San Francisco Chronicle

Islamic State is ‘on the run,’ says Pentagon chief

- By Robert Burns Robert Burns is an Associated Press writer.

BAGHDAD — Defense Secretary James Mattis said Tuesday that he is confident that U.S.-backed Iraqi forces will finish off the Islamic State militants clinging to stronghold­s that are shrinking in size and number.

“ISIS is on the run,” Mattis said after meeting with Prime Minister Haider al-Abadi and other Iraqi government leaders. “They have been shown to be unable to stand up to our team in combat.”

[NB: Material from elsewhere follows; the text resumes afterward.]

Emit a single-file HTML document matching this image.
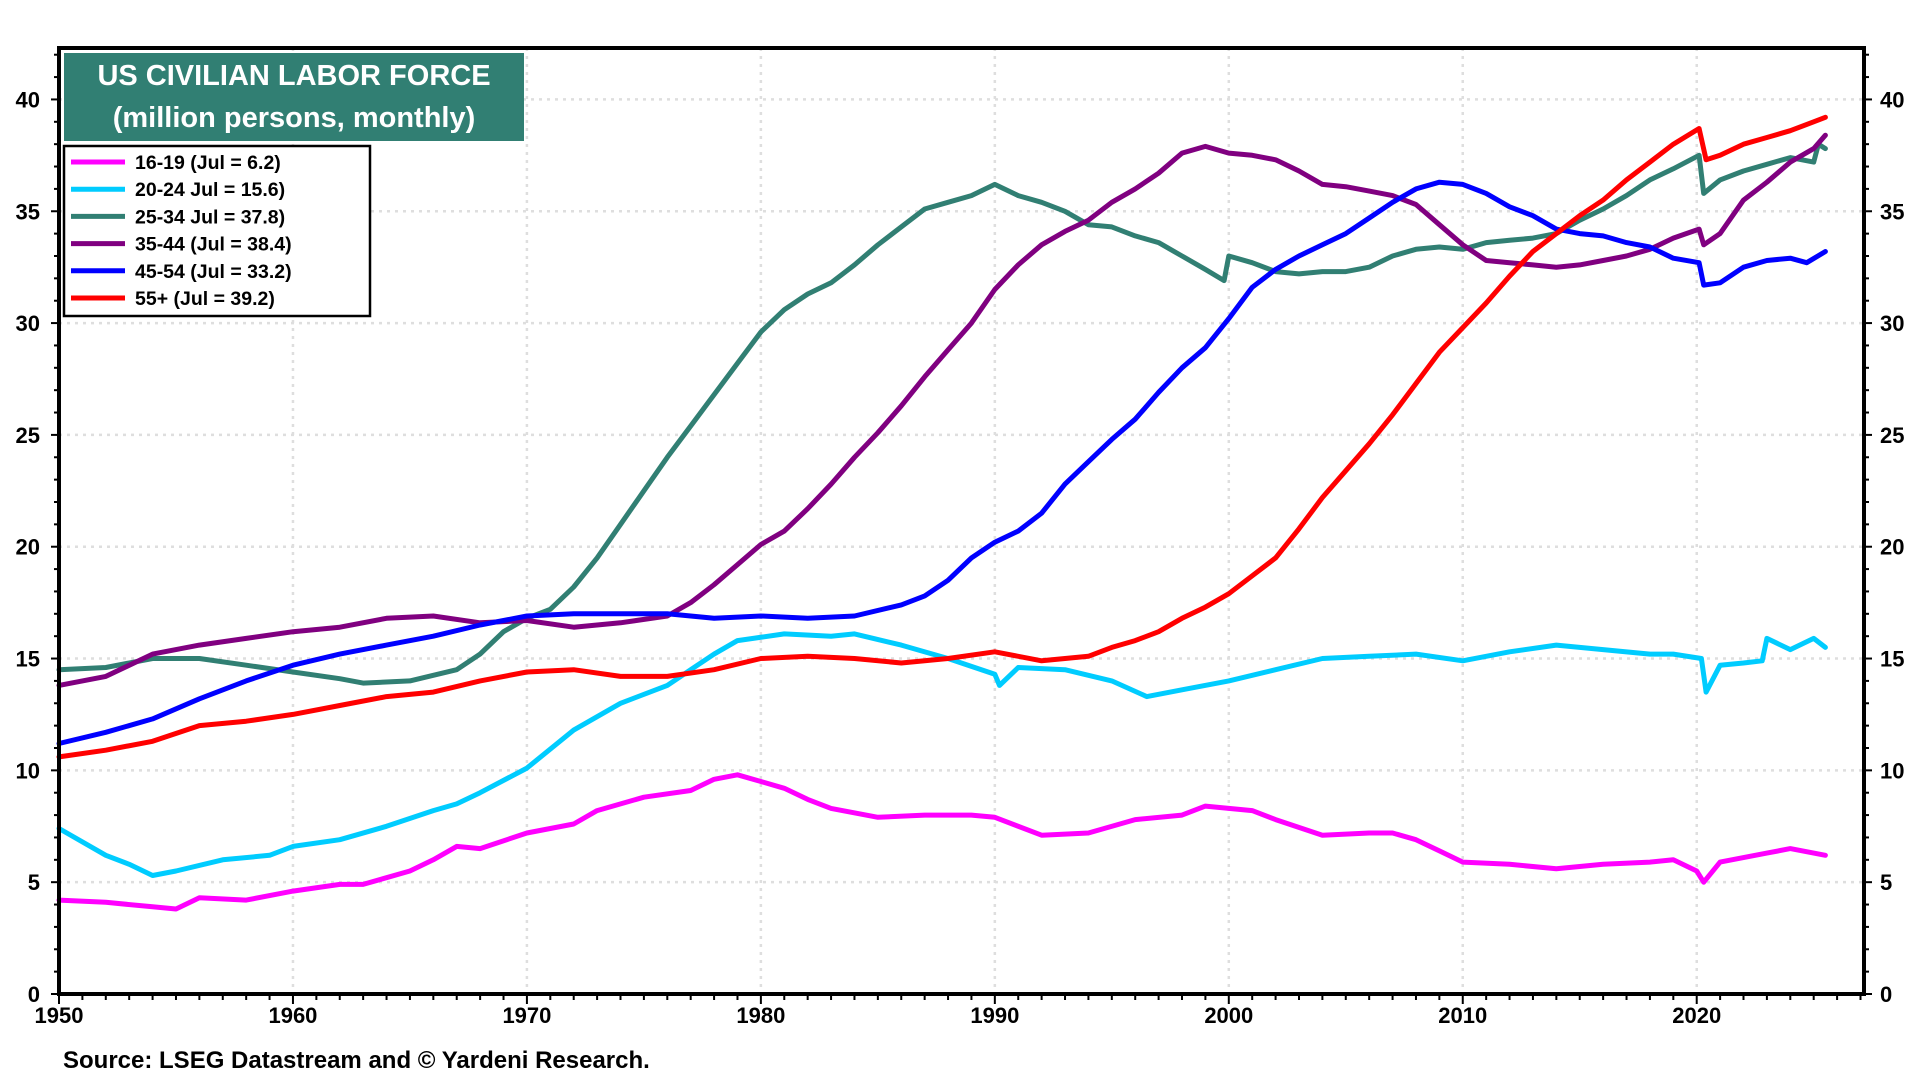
<!DOCTYPE html>
<html><head><meta charset="utf-8">
<style>
html,body{margin:0;padding:0;background:#fff;}
svg{display:block;font-family:"Liberation Sans",Arial,sans-serif;}
</style></head>
<body>
<svg id="chart" width="1920" height="1080" viewBox="0 0 1920 1080" xmlns="http://www.w3.org/2000/svg">
<rect x="0" y="0" width="1920" height="1080" fill="#fff"/>
<g id="grid"></g>
<g id="series"></g>
<g id="axes"></g>
<rect x="64" y="53" width="460" height="88" fill="#317f73"/>
<text x="294" y="85" fill="#fff" font-size="29" font-weight="bold" text-anchor="middle">US CIVILIAN LABOR FORCE</text>
<text x="294" y="127" fill="#fff" font-size="29" font-weight="bold" text-anchor="middle">(million persons, monthly)</text>
<g id="legend"></g>
<text x="63" y="1068" font-size="24" font-weight="bold">Source: LSEG Datastream and © Yardeni Research.</text>
</svg>
<script>
const yearTicks=[1950,1960,1970,1980,1990,2000,2010,2020];
const valueTicks=[0,5,10,15,20,25,30,35,40];
const seriesNames=["16-19 (Jul = 6.2)","20-24 Jul = 15.6)","25-34 Jul = 37.8)","35-44 (Jul = 38.4)","45-54 (Jul = 33.2)","55+ (Jul = 39.2)"];
const seriesColors=["#ff00ff","#00ccff","#317f73","#800080","#0000ff","#ff0000"];
const t1619=[[1950,4.2],[1952,4.1],[1954,3.9],[1955,3.8],[1956,4.3],[1958,4.2],[1960,4.6],[1962,4.9],[1963,4.9],[1965,5.5],[1966,6.0],[1967,6.6],[1968,6.5],[1970,7.2],[1972,7.6],[1973,8.2],[1975,8.8],[1977,9.1],[1978,9.6],[1979,9.8],[1980,9.5],[1981,9.2],[1982,8.7],[1983,8.3],[1985,7.9],[1987,8.0],[1989,8.0],[1990,7.9],[1992,7.1],[1994,7.2],[1996,7.8],[1998,8.0],[1999,8.4],[2001,8.2],[2002,7.8],[2004,7.1],[2006,7.2],[2007,7.2],[2008,6.9],[2009,6.4],[2010,5.9],[2012,5.8],[2014,5.6],[2016,5.8],[2018,5.9],[2019,6.0],[2020,5.5],[2020.3,5.0],[2021,5.9],[2023,6.3],[2024,6.5],[2025.5,6.2]];
const t2024=[[1950,7.4],[1952,6.2],[1953,5.8],[1954,5.3],[1955,5.5],[1957,6.0],[1959,6.2],[1960,6.6],[1962,6.9],[1964,7.5],[1966,8.2],[1967,8.5],[1968,9.0],[1970,10.1],[1972,11.8],[1974,13.0],[1976,13.8],[1977,14.5],[1978,15.2],[1979,15.8],[1981,16.1],[1983,16.0],[1984,16.1],[1986,15.6],[1988,15.0],[1990,14.3],[1990.2,13.8],[1991,14.6],[1993,14.5],[1995,14.0],[1996.5,13.3],[1998,13.6],[2000,14.0],[2002,14.5],[2004,15.0],[2006,15.1],[2008,15.2],[2010,14.9],[2012,15.3],[2014,15.6],[2016,15.4],[2018,15.2],[2019,15.2],[2020.2,15.0],[2020.4,13.5],[2021,14.7],[2022,14.8],[2022.8,14.9],[2023,15.9],[2024,15.4],[2025,15.9],[2025.5,15.5]];
const t2534=[[1950,14.5],[1952,14.6],[1954,15.0],[1956,15.0],[1958,14.7],[1960,14.4],[1962,14.1],[1963,13.9],[1965,14.0],[1967,14.5],[1968,15.2],[1969,16.2],[1970,16.8],[1971,17.2],[1972,18.2],[1973,19.5],[1974,21.0],[1975,22.5],[1976,24.0],[1977,25.4],[1978,26.8],[1979,28.2],[1980,29.6],[1981,30.6],[1982,31.3],[1983,31.8],[1984,32.6],[1985,33.5],[1986,34.3],[1987,35.1],[1988,35.4],[1989,35.7],[1990,36.2],[1991,35.7],[1992,35.4],[1993,35.0],[1994,34.4],[1995,34.3],[1996,33.9],[1997,33.6],[1998,33.0],[1999,32.4],[1999.8,31.9],[2000,33.0],[2001,32.7],[2002,32.3],[2003,32.2],[2004,32.3],[2005,32.3],[2006,32.5],[2007,33.0],[2008,33.3],[2009,33.4],[2010,33.3],[2011,33.6],[2012,33.7],[2013,33.8],[2014,34.0],[2015,34.6],[2016,35.1],[2017,35.7],[2018,36.4],[2019,36.9],[2020.1,37.5],[2020.3,35.8],[2021,36.4],[2022,36.8],[2023,37.1],[2024,37.4],[2025,37.2],[2025.2,38.0],[2025.5,37.8]];
const t3544=[[1950,13.8],[1952,14.2],[1954,15.2],[1956,15.6],[1958,15.9],[1960,16.2],[1962,16.4],[1964,16.8],[1966,16.9],[1968,16.6],[1970,16.7],[1972,16.4],[1974,16.6],[1976,16.9],[1977,17.5],[1978,18.3],[1979,19.2],[1980,20.1],[1981,20.7],[1982,21.7],[1983,22.8],[1984,24.0],[1985,25.1],[1986,26.3],[1987,27.6],[1988,28.8],[1989,30.0],[1990,31.5],[1991,32.6],[1992,33.5],[1993,34.1],[1994,34.6],[1995,35.4],[1996,36.0],[1997,36.7],[1998,37.6],[1999,37.9],[2000,37.6],[2001,37.5],[2002,37.3],[2003,36.8],[2004,36.2],[2005,36.1],[2006,35.9],[2007,35.7],[2008,35.3],[2009,34.4],[2010,33.5],[2011,32.8],[2012,32.7],[2013,32.6],[2014,32.5],[2015,32.6],[2016,32.8],[2017,33.0],[2018,33.3],[2019,33.8],[2020.1,34.2],[2020.3,33.5],[2021,34.0],[2022,35.5],[2023,36.3],[2024,37.2],[2025,37.8],[2025.5,38.4]];
const t4554=[[1950,11.2],[1952,11.7],[1954,12.3],[1956,13.2],[1958,14.0],[1960,14.7],[1962,15.2],[1964,15.6],[1966,16.0],[1968,16.5],[1970,16.9],[1972,17.0],[1974,17.0],[1976,17.0],[1978,16.8],[1980,16.9],[1982,16.8],[1984,16.9],[1986,17.4],[1987,17.8],[1988,18.5],[1989,19.5],[1990,20.2],[1991,20.7],[1992,21.5],[1993,22.8],[1994,23.8],[1995,24.8],[1996,25.7],[1997,26.9],[1998,28.0],[1999,28.9],[2000,30.2],[2001,31.6],[2002,32.4],[2003,33.0],[2004,33.5],[2005,34.0],[2006,34.7],[2007,35.4],[2008,36.0],[2009,36.3],[2010,36.2],[2011,35.8],[2012,35.2],[2013,34.8],[2014,34.2],[2015,34.0],[2016,33.9],[2017,33.6],[2018,33.4],[2019,32.9],[2020.1,32.7],[2020.3,31.7],[2021,31.8],[2022,32.5],[2023,32.8],[2024,32.9],[2024.7,32.7],[2025.5,33.2]];
const t55p=[[1950,10.6],[1952,10.9],[1954,11.3],[1956,12.0],[1958,12.2],[1960,12.5],[1962,12.9],[1964,13.3],[1966,13.5],[1968,14.0],[1970,14.4],[1972,14.5],[1974,14.2],[1976,14.2],[1978,14.5],[1980,15.0],[1982,15.1],[1984,15.0],[1986,14.8],[1988,15.0],[1990,15.3],[1992,14.9],[1994,15.1],[1995,15.5],[1996,15.8],[1997,16.2],[1998,16.8],[1999,17.3],[2000,17.9],[2001,18.7],[2002,19.5],[2003,20.8],[2004,22.2],[2005,23.4],[2006,24.6],[2007,25.9],[2008,27.3],[2009,28.7],[2010,29.8],[2011,30.9],[2012,32.1],[2013,33.2],[2014,34.0],[2015,34.8],[2016,35.5],[2017,36.4],[2018,37.2],[2019,38.0],[2020.1,38.7],[2020.4,37.3],[2021,37.5],[2022,38.0],[2023,38.3],[2024,38.6],[2025,39.0],[2025.5,39.2]];
const allSeries=[t1619,t2024,t2534,t3544,t4554,t55p];
const seriesKeys=["16-19","20-24","25-34","35-44","45-54","55-plus"];

const L=59,R=1864,T=48,B=994;
const X0=1950,X1=2027.15,Y1=42.3;
function xs(v){return L+(v-X0)/(X1-X0)*(R-L);}
function ys(v){return B-v/Y1*(B-T);}
const NS="http://www.w3.org/2000/svg";
function mk(tag,attrs,parent){const e=document.createElementNS(NS,tag);for(const k in attrs)e.setAttribute(k,attrs[k]);parent.appendChild(e);return e;}

const grid=document.getElementById('grid'),axes=document.getElementById('axes'),ser=document.getElementById('series'),leg=document.getElementById('legend');
valueTicks.forEach(v=>{
  if(v>0){const g=mk('line',{x1:L,x2:R,y1:ys(v),y2:ys(v),stroke:'#dedede','stroke-width':2.5,'stroke-dasharray':'3 5'},grid);
  
  }
  const a=mk('text',{x:40,y:ys(v)+8,'font-size':22,'font-weight':'bold','text-anchor':'end'},axes);a.textContent=v;
  
  
  const b=mk('text',{x:1880,y:ys(v)+8,'font-size':22,'font-weight':'bold','text-anchor':'start'},axes);b.textContent=v;
  
  
});
for(let v=0;v<=42;v++){
  const len=v%5===0?8:5;
  mk('line',{x1:L-len,x2:L,y1:ys(v),y2:ys(v),stroke:'#000','stroke-width':2},axes);
  mk('line',{x1:R,x2:R+len,y1:ys(v),y2:ys(v),stroke:'#000','stroke-width':2},axes);
}
yearTicks.forEach(yr=>{
  if(yr>1950){const g=mk('line',{x1:xs(yr),x2:xs(yr),y1:T,y2:B,stroke:'#dedede','stroke-width':2.5,'stroke-dasharray':'3 5'},grid);
  
  }
  const t=mk('text',{x:xs(yr),y:1023,'font-size':22,'font-weight':'bold','text-anchor':'middle'},axes);t.textContent=yr;
  
  
});
for(let yr=1950;yr<=2027;yr++){
  const len=yr%10===0?10:6;
  mk('line',{x1:xs(yr),x2:xs(yr),y1:B,y2:B+len,stroke:'#000','stroke-width':2},axes);
}
const frame=mk('rect',{x:L,y:T,width:R-L,height:B-T,fill:'none',stroke:'#000','stroke-width':4},axes);



allSeries.forEach((s,i)=>{
  const d=s.map((p,j)=>(j?'L':'M')+xs(p[0]).toFixed(1)+' '+ys(p[1]).toFixed(1)).join(' ');
  const p=mk('path',{d:d,fill:'none',stroke:seriesColors[i],'stroke-width':5,'stroke-linejoin':'round','stroke-linecap':'round'},ser);
  
  
});

const lb=mk('rect',{x:64,y:146,width:306,height:170,fill:'#fff',stroke:'#000','stroke-width':2.5},leg);


seriesNames.forEach((n,i)=>{
  const y=162+i*27.2;
  const sw=mk('line',{x1:71,x2:125,y1:y,y2:y,stroke:seriesColors[i],'stroke-width':5},leg);
  
  
  const t=mk('text',{x:135,y:y+7,'font-size':19.5,'font-weight':'bold'},leg);t.textContent=n;
  
  
});
</script>
</body></html>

Mattis spoke alongside Lt. Gen. Stephen Townsend, the top U.S. commander in Iraq, who is due to finish his tour of duty here in early September.

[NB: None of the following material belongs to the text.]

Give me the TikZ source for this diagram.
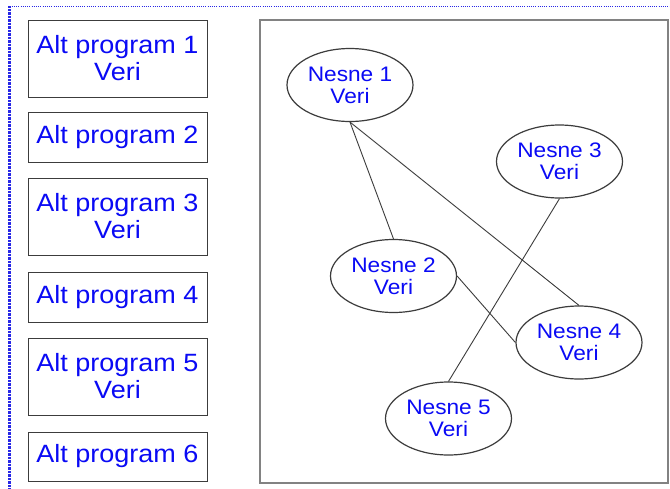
\documentclass[tikz,border=0pt]{standalone}
\usepackage{fontspec}
\setmainfont[FakeStretch=1.08]{Liberation Sans}
\usetikzlibrary{shapes.geometric}
\definecolor{txtblue}{RGB}{10,10,245}
\definecolor{frameblue}{RGB}{40,40,230}
\definecolor{edgegray}{RGB}{60,60,60}
\definecolor{panelgray}{RGB}{130,130,130}
\tikzset{
  progbox/.style={draw=edgegray, line width=1pt, fill=white, minimum width=179pt,
    inner sep=0pt, align=center, text=txtblue,
    font=\fontsize{25}{27}\selectfont},
  objnode/.style={draw=edgegray, ellipse, line width=1.2pt, fill=white,
    minimum width=126pt, minimum height=73pt, inner sep=0pt, align=center,
    text=txtblue, font=\fontsize{21}{22}\selectfont},
  link/.style={draw=edgegray, line width=0.9pt}
}
\begin{document}
\begin{tikzpicture}[x=1pt,y=-1pt]
  \useasboundingbox (0,0) rectangle (670,488);
  \fill[white] (0,0) rectangle (670,488);
  % dotted page frame
  \coordinate (ftl) at (9.5,6);
  \coordinate (ftr) at (670,6);
  \coordinate (fbl) at (9.5,488);
  \draw[frameblue, line width=0.9pt, dash pattern=on 1pt off 1.2pt] (ftl) -- (ftr);
  \draw[frameblue, line width=2.4pt, dash pattern=on 0.9pt off 0.5pt] (ftl) -- (fbl);
  % object panel
  \draw[panelgray, line width=1.5pt] (260,20) rectangle (668,483);
  % subprogram boxes
  \node[progbox, minimum height=77pt] (p1) at (117.5,58.5) {Alt program 1\\Veri};
  \node[progbox, minimum height=50pt] (p2) at (117.5,137) {Alt program 2};
  \node[progbox, minimum height=77pt] (p3) at (117.5,216.5) {Alt program 3\\Veri};
  \node[progbox, minimum height=50pt] (p4) at (117.5,297) {Alt program 4};
  \node[progbox, minimum height=77pt] (p5) at (117.5,376.5) {Alt program 5\\Veri};
  \node[progbox, minimum height=49pt] (p6) at (117.5,456.5) {Alt program 6};
  % objects
  \node[objnode] (n1) at (350,85) {Nesne 1\\Veri};
  \node[objnode] (n2) at (393.5,276) {Nesne 2\\Veri};
  \node[objnode] (n3) at (559.5,161.5) {Nesne 3\\Veri};
  \node[objnode] (n4) at (579,342.5) {Nesne 4\\Veri};
  \node[objnode] (n5) at (448.5,418.5) {Nesne 5\\Veri};
  % links between objects
  \draw[link] (n1.south) -- (n2.north);
  \draw[link] (n1.south) -- (n4.north);
  \draw[link] (n3.south) -- (n5.north);
  \draw[link] (n2.east) -- (n4.west);
\end{tikzpicture}
\end{document}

“The fighting is tough,” Townsend said, “but the momentum is with our partners.”

Earlier, Mattis described the extremists as being trapped in a military vise that will squeeze them on both sides of the Syria-Iraq border.

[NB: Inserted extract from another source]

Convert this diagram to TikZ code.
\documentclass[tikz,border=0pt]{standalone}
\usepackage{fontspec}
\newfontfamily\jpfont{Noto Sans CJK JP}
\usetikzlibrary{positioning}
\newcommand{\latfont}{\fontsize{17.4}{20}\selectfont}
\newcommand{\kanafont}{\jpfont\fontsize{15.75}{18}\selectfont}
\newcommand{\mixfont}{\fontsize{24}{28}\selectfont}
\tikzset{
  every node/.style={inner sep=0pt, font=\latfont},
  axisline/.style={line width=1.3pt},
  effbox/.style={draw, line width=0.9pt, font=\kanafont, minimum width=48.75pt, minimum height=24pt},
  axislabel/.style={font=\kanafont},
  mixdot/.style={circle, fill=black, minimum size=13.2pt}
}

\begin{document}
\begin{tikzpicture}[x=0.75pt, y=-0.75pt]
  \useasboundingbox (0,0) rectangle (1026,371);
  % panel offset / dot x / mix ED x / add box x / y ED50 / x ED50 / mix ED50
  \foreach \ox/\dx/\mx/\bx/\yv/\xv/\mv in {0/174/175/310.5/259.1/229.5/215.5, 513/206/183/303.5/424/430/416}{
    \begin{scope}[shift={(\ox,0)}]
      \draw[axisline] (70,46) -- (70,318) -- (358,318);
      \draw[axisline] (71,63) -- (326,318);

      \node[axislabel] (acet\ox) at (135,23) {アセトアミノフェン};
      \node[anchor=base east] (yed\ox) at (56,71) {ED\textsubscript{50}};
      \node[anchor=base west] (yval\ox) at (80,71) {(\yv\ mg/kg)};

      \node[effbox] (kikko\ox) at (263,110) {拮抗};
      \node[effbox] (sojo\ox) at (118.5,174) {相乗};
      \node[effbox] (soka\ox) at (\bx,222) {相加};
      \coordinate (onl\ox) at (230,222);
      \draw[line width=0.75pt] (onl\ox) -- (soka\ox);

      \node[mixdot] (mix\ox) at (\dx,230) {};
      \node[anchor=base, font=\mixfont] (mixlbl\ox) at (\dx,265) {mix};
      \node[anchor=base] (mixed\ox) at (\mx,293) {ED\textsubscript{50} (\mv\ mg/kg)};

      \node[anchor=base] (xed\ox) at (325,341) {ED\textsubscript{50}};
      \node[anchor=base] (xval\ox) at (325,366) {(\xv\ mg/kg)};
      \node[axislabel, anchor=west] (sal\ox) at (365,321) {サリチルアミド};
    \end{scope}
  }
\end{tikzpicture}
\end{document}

Mattis had arrived in the Iraqi capital hours after President Trump outlined a fresh approach to the stalemated war in Afghanista­n. Trump also has pledged to take a more aggressive, effective approach against Islamic State in Iraq and Syria, but he has yet to announce a strategy for that conflict that differs greatly from his predecesso­r’s.

The Pentagon chief said the Middle Euphrates River Valley — roughly from the western Iraqi city of al-Qaim to the eastern Syrian city of Der elZour — will be liberated in time, as Islamic State takes hits from both ends of the valley that bisects Iraq and Syria.

“You see, ISIS is now caught in between converging forces,” he said, using an alternativ­e acronym for the militant group that burst into western and northern Iraq in 2014 from Syria and held sway for more than two years. “So ISIS’ days are certainly numbered, but it’s not over yet and it’s not going to be over any time soon.”